Sidanko
- Native name: Сиданко
- Type: Private
- Industry: Petroleum
- Founded: 5 May 1994; 32 years ago in Moscow, Russia
- Defunct: 1 January 2003
- Fate: Merged with TNK
- Successor: TNK-BP
- Key people: Robert Sheppard (President); Boris Jordan (former president); Ziya Bazhayev (former president);
- Revenue: 5,720,100,000,000 Russian ruble (1994)

= Sidanko =

Russian oil company

Sidanko also transliterated as SIDANCO (Сиданко; Сибирско-Дальневосточная нефтяная компания) was a Russian oil company, the 8th largest company in the country by revenue in 1995. Sidanko owned several oil production units, including Chernogorneft and Udmurtneft.

==History==
Sidanko was established through the Decree No. 452 of the Russian government, published on 5 May 1994. The company counted among its assets oil extraction and processing facilities in the Udmurt Republic and in the Khanty-Mansiysk, Yamalo-Nenets, Irkutsk and Sakhalin regions. It was privatized in December 1995, when the Russian government auctioned off a 51% share as part of the loans for shares scheme. (Note: Ziya 'Ziyaudi' Yusupovich Bazhaev (Зияуди Юсупович Бажаев) was president of Sidanko in the 1990s.) The 51% stake was awarded to the bank Mezhdunarodnaya Finansovaya Kompaniya in return for a $130 million loan, guaranteed by Vladimir Potanin's Uneximbank. The company came under the ownership of Uneximbank, which exercised control over it through the Interros holding company.

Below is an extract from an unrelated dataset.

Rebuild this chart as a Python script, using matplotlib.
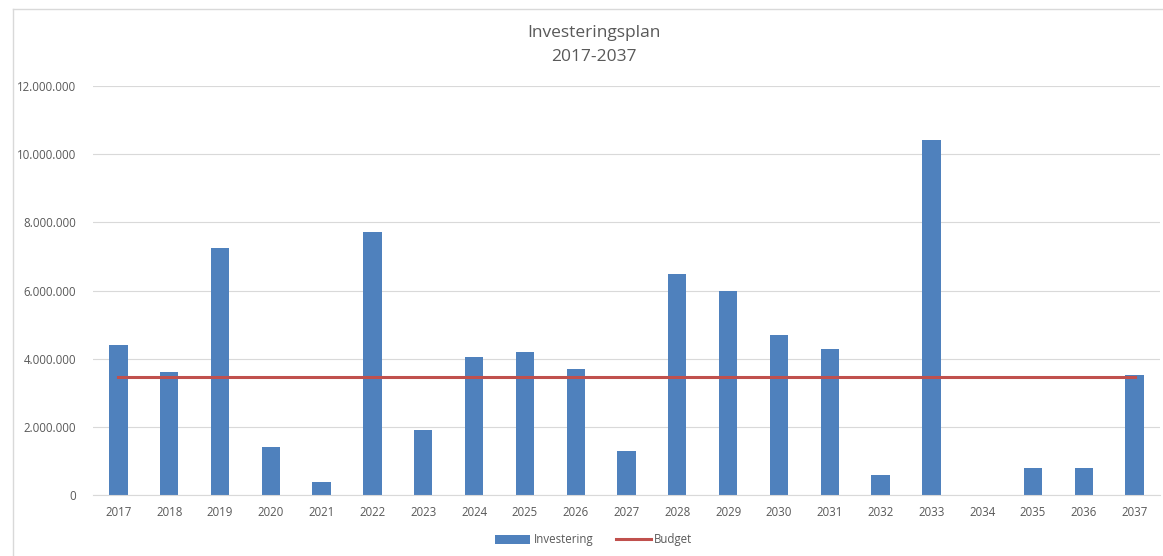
import matplotlib
matplotlib.use('Agg')
import matplotlib.pyplot as plt
from matplotlib.lines import Line2D
from matplotlib.ticker import FuncFormatter

years = [str(y) for y in range(2017, 2038)]
investering = [4400000, 3610000, 7250000, 1410000, 380000, 7720000, 1910000,
               4050000, 4190000, 3700000, 1290000, 6480000, 5980000, 4690000,
               4280000, 590000, 10410000, 0, 790000, 790000, 3530000]
budget = [3460000] * len(years)

plt.rcParams['font.family'] = ['Open Sans', 'DejaVu Sans']
text_col = '#595959'

fig = plt.figure(figsize=(11.63, 5.56), dpi=100)
ax = fig.add_axes([93 / 1163, 1 - 495 / 556, (1160 - 93) / 1163, (495 - 86) / 556])

x = list(range(len(years)))
bars = ax.bar(x, investering, width=0.36, color='#4f81bd', zorder=2, label='Investering')
line, = ax.plot(x, budget, color='#c0504d', linewidth=2.2, zorder=3, label='Budget')

ax.set_xlim(-0.5, len(years) - 0.5)
ax.set_ylim(0, 12000000)
ax.set_yticks(range(0, 12000001, 2000000))
ax.yaxis.set_major_formatter(FuncFormatter(lambda v, p: f'{int(v):,}'.replace(',', '.')))
ax.set_xticks(x)
ax.set_xticklabels(years)
ax.grid(axis='y', color='#d9d9d9', linewidth=0.8, zorder=0)
for s in ['top', 'right', 'left']:
    ax.spines[s].set_visible(False)
ax.spines['bottom'].set_color('#d9d9d9')
ax.tick_params(axis='both', length=0, labelsize=8.3, colors=text_col)
ax.tick_params(axis='y', pad=12)
ax.tick_params(axis='x', pad=8)

fig.text(594 / 1163, 1 - 33 / 556, 'Investeringsplan', ha='center', va='center',
         fontsize=12.5, color=text_col)
fig.text(594 / 1163, 1 - 57 / 556, '2017-2037', ha='center', va='center',
         fontsize=12.5, color=text_col)

leg = fig.legend([bars, line], ['Investering', 'Budget'], loc='center',
                 bbox_to_anchor=(594 / 1163, 1 - 540 / 556), ncol=2,
                 frameon=False, fontsize=8.3, handlelength=3.0, handletextpad=0.3,
                 columnspacing=2.0)
for t in leg.get_texts():
    t.set_color(text_col)

# outer chart border
fig.add_artist(Line2D([13 / 1163, 13 / 1163], [0, 1 - 9 / 556], color='#d9d9d9', linewidth=1))
fig.add_artist(Line2D([13 / 1163, 1], [1 - 9 / 556, 1 - 9 / 556], color='#d9d9d9', linewidth=1))

fig.savefig('out.png', dpi=100)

An additional 34% stake was sold by the government in September 1996, in an auction designed to have Uneximbank as the only admissible bidder. As with the rest of the loan for shares scheme, the Sidanko auction was considered rigged by most analysts. In November 1997 BP bought a 10% share in the company for $484 million.

Sidanko entered bankruptcy proceedings in February 1999, after ZAO Beta Ekho filed to recover a $22,000 debt. Beta Ekho was later revealed to be a vehicle of Mikhail Fridman's Alfa Group, which was using bankruptcy laws to avenge Fridman's exclusion by Potanin from the Svyazinvest privatization. In September 1999 western creditors agreed to cede their voting rights in the company to Russian government.

Tyumen Oil Company bought Sidanko's Chernogorneft unit for $176 million at a bankruptcy auction in November 1999. In 2001 Interros sold a 44% stake in the company for $650 million. BP raised its stake to 25% in 2002, paying $375 million for a 15% share. In 2003 Sidanko merged with TNK, Onako and the majority of BP's oil assets in Russia to form TNK-BP.